Over the past 20 years, Vietnam’s economy has almost quadrupled in real terms. It has averaged 7.75 per cent annual growth, and even last year, at the height of the financial crisis, managed 5.8 per cent.

This year Vietnam expects to achieve another milestone, when gross domestic product per capita passes $976 and it officially becomes a middle-income country. As incomes have grown, new opportunities have opened for international brands.

Omo, Unilever’s ubiquitous washing powder, controls some 60 per cent of the detergent market; Nokia makes almost 50 per cent of the mobile handsets sold in the country; and Heineken is the premium beer of choice. But the long-standing dominance of these first movers is being challenged.

Premium beer is one example. The Vietnamese market is expected to increase 33 per cent over the next three years, a trend that has attracted a flood of new investment.

Japan’s Sapporo is due to open a brewery this year, buying a 65 per cent stake in a brewing operation that had been set up by Carlsberg; Carlsberg has in turn raised its stake in Hanoi Brewery Company to 30 per cent; SABMiller is already selling domestically brewed beer; and Anheuser-Busch InBev’s Budweiser brand is hoping to break ground on a new brewery this year.

“The brand left Vietnam with the troops in ’75,” says Budweiser’s Mr Codron, but in spite of having no profile when it returned 18 months ago, Vietnam has become Budweiser’s largest market in south-east Asia, although Mr Codron declines to discuss volumes.

Aspirational brands like Budweiser have succeeded by appealing to the dreams of a younger generation unencumbered by the scars of the fight for independence.

“The biggest change is demographic. Some 57 per cent of the population is under 25: consumers who don’t really remember the war and the hard times,” says Ralf Matthaes, the managing director of TNS, a consultancy that monitors consumer trends.

But Mr Matthaes says the aspirational purchases by upwardly mobile youth are only part of the story of why international brands have done so well.

“The reason that foreign brands were dominating in the past is that Vietnamese companies didn’t know how to market, and Vietnamese consumers don’t trust Vietnamese products for quality, but that is beginning to change,” he says.

Until recently, the Hanoi Brewery Co, or Habeco, was content to plod along producing Bia Ha Noi, a raw, if idiosyncratic brew based on a recipe given to them by the Czechs 50 years ago. But in 2007, it diversified with Hanoi Beer, a lighter product in a smaller bottle that comes with an English-language label – and costs 50 per cent more.

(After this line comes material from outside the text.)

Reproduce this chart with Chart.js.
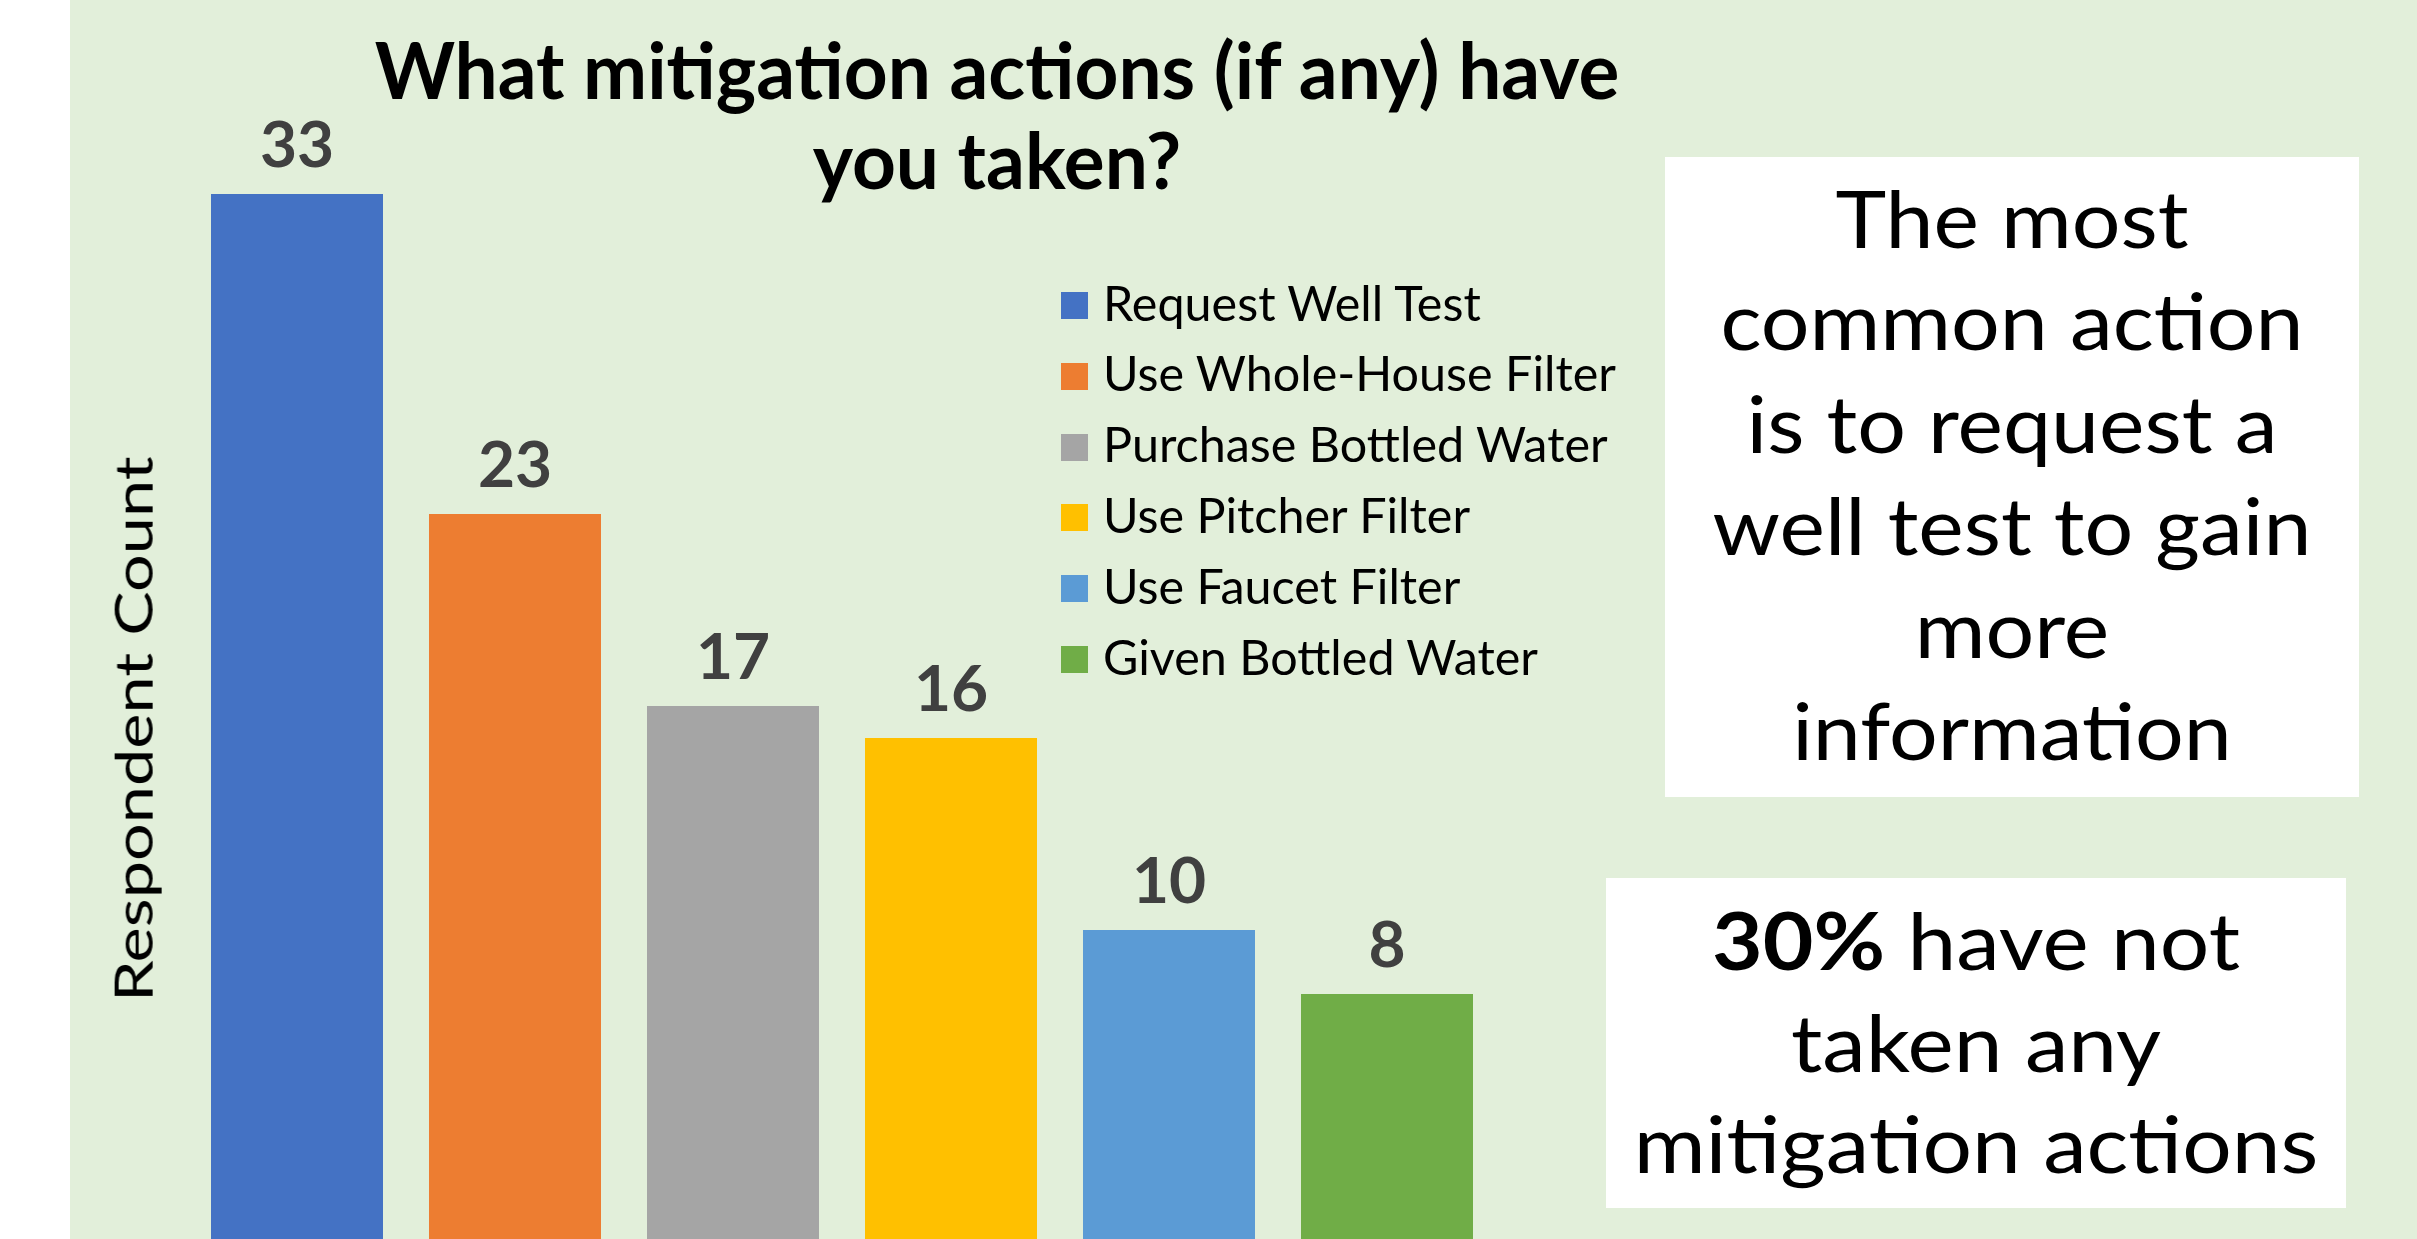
<!DOCTYPE html>
<html>
<head>
<meta charset="utf-8">
<title>Mitigation actions</title>
<script src="https://cdn.jsdelivr.net/npm/chart.js@4.4.0/dist/chart.umd.min.js"></script>
<style>
  html, body { margin: 0; padding: 0; width: 2417px; height: 1239px; overflow: hidden; background: #ffffff; }
  body { position: relative; font-family: Lato, "Open Sans", sans-serif; color: #000; }
  #panel { position: absolute; left: 70px; top: 0; width: 2347px; height: 1239px; background: #E2EFDA; }
  #chartBox { position: absolute; left: 0; top: 0; width: 2417px; height: 1262px; }
  .txt { position: absolute; white-space: nowrap; line-height: 1.2; }
  .center { transform-origin: 50% 50%; }
  .box { position: absolute; background: #ffffff; }
  .swatch { position: absolute; width: 27px; height: 27px; }
</style>
</head>
<body>
<div id="panel"></div>
<div id="chartBox"><canvas id="mitigationChart"></canvas></div>
<div class="box" style="left:1665px; top:157px; width:694px; height:640px;"></div>
<div class="box" style="left:1606px; top:878px; width:740px; height:330px;"></div>
<div id="overlay"></div>

<script>
const categories = ['Request Well Test', 'Use Whole-House Filter', 'Purchase Bottled Water', 'Use Pitcher Filter', 'Use Faucet Filter', 'Given Bottled Water'];
const counts = [33, 23, 17, 16, 10, 8];
const barColors = ['#4472C4', '#ED7D31', '#A5A5A5', '#FFC000', '#5B9BD5', '#70AD47'];

const titleLines = ['What mitigation actions (if any) have', 'you taken?'];
const yTitle = 'Respondent Count';
const note1Lines = ['The most', 'common action', 'is to request a', 'well test to gain', 'more', 'information'];
const note2Lines = ['<b>30%</b> have not', 'taken any', 'mitigation actions'];

const overlay = document.getElementById('overlay');

// put one line of text with its baseline at y, centred on cx
function addLine(html, cx, baseline, size, weight) {
    const el = document.createElement('div');
    el.className = 'txt center';
    el.innerHTML = html;
    el.style.fontSize = size + 'px';
    el.style.fontWeight = weight;
    el.style.left = cx + 'px';
    el.style.top = (baseline - 0.987 * size) + 'px';
    overlay.appendChild(el);
    return el;
}

// squeeze a block of lines so the widest one gets the target width
function fitBlock(els, target) {
    const widest = Math.max(...els.map(e => e.offsetWidth));
    const s = target / widest;
    els.forEach(e => { e.style.transform = 'translateX(-50%) scaleX(' + s + ')'; });
}

function buildText() {
    // title
    const t = titleLines.map((line, i) => addLine(line, 997, 100 + i * 90, 78, 700));
    fitBlock(t, 1245);

    // right hand notes
    const n1 = note1Lines.map((line, i) => addLine(line, 2012, 248 + i * 102.4, 80, 400));
    fitBlock(n1, 599);
    const n2 = note2Lines.map((line, i) => addLine(line, 1976, 970 + i * 101.5, 80, 400));
    fitBlock(n2, 685);

    // legend
    const legendTexts = [];
    categories.forEach((name, i) => {
        const top = 292 + i * 70.8;
        const sw = document.createElement('div');
        sw.className = 'swatch';
        sw.style.left = '1061px';
        sw.style.top = top + 'px';
        sw.style.background = barColors[i];
        overlay.appendChild(sw);

        const el = document.createElement('div');
        el.className = 'txt';
        el.textContent = name;
        el.style.fontSize = '48px';
        el.style.left = '1103px';
        el.style.top = (top + 13.5 + 15.5 - 0.987 * 48) + 'px';
        el.style.transformOrigin = '0 0';
        overlay.appendChild(el);
        legendTexts.push(el);
    });
    const lw = Math.max(...legendTexts.map(e => e.offsetWidth));
    legendTexts.forEach(e => { e.style.transform = 'scaleX(' + (513 / lw) + ')'; });

    // y axis title
    const yt = document.createElement('div');
    yt.className = 'txt';
    yt.textContent = yTitle;
    yt.style.fontSize = '52px';
    overlay.appendChild(yt);
    const w = yt.offsetWidth, h = yt.offsetHeight;
    yt.style.left = (133 - w / 2) + 'px';
    yt.style.top = (729 - h / 2) + 'px';
    yt.style.transformOrigin = '50% 50%';
    yt.style.transform = 'rotate(-90deg) scaleX(' + (546 / w) + ')';
}

// numbers above each bar
const valueLabels = {
    id: 'valueLabels',
    afterDatasetsDraw(chart) {
        const ctx = chart.ctx;
        const meta = chart.getDatasetMeta(0);
        ctx.save();
        ctx.font = 'bold 64px Lato, "Open Sans", sans-serif';
        ctx.fillStyle = '#404040';
        ctx.textAlign = 'center';
        ctx.textBaseline = 'alphabetic';
        meta.data.forEach((bar, i) => {
            ctx.fillText(String(counts[i]), bar.x, bar.y - 27);
        });
        ctx.restore();
    }
};

function drawChart() {
    const ctx = document.getElementById('mitigationChart').getContext('2d');
    window.mitigationChart = new Chart(ctx, {
        type: 'bar',
        data: {
            labels: categories,
            datasets: [{
                label: 'Respondent Count',
                data: counts,
                backgroundColor: barColors,
                borderWidth: 0,
                categoryPercentage: 1,
                barPercentage: 0.789
            }]
        },
        options: {
            responsive: true,
            maintainAspectRatio: false,
            animation: false,
            layout: { padding: { left: 188, right: 921, top: 130, bottom: 12 } },
            plugins: {
                legend: { display: false },
                tooltip: { enabled: false }
            },
            scales: {
                x: { display: false },
                y: { display: false, min: 0, max: 35 }
            }
        },
        plugins: [valueLabels]
    });
}

document.fonts.load('bold 64px Lato').then(() => document.fonts.ready).then(() => {
    drawChart();
    buildText();
});
</script>
</body>
</html>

But in spite of the success that many premium brands such as Hanoi Beer and Budweiser are enjoying in Vietnam, Mr Matthaes says that newcomers need to be cautious.

“Brands have become very aspirational, but people tend to overvalue the size of the market in terms of what people can afford,” he says.

“Although there is part of the population that is ordering Rolls Royce Phaetons for $1.4m each, there are still a lot of poor people.”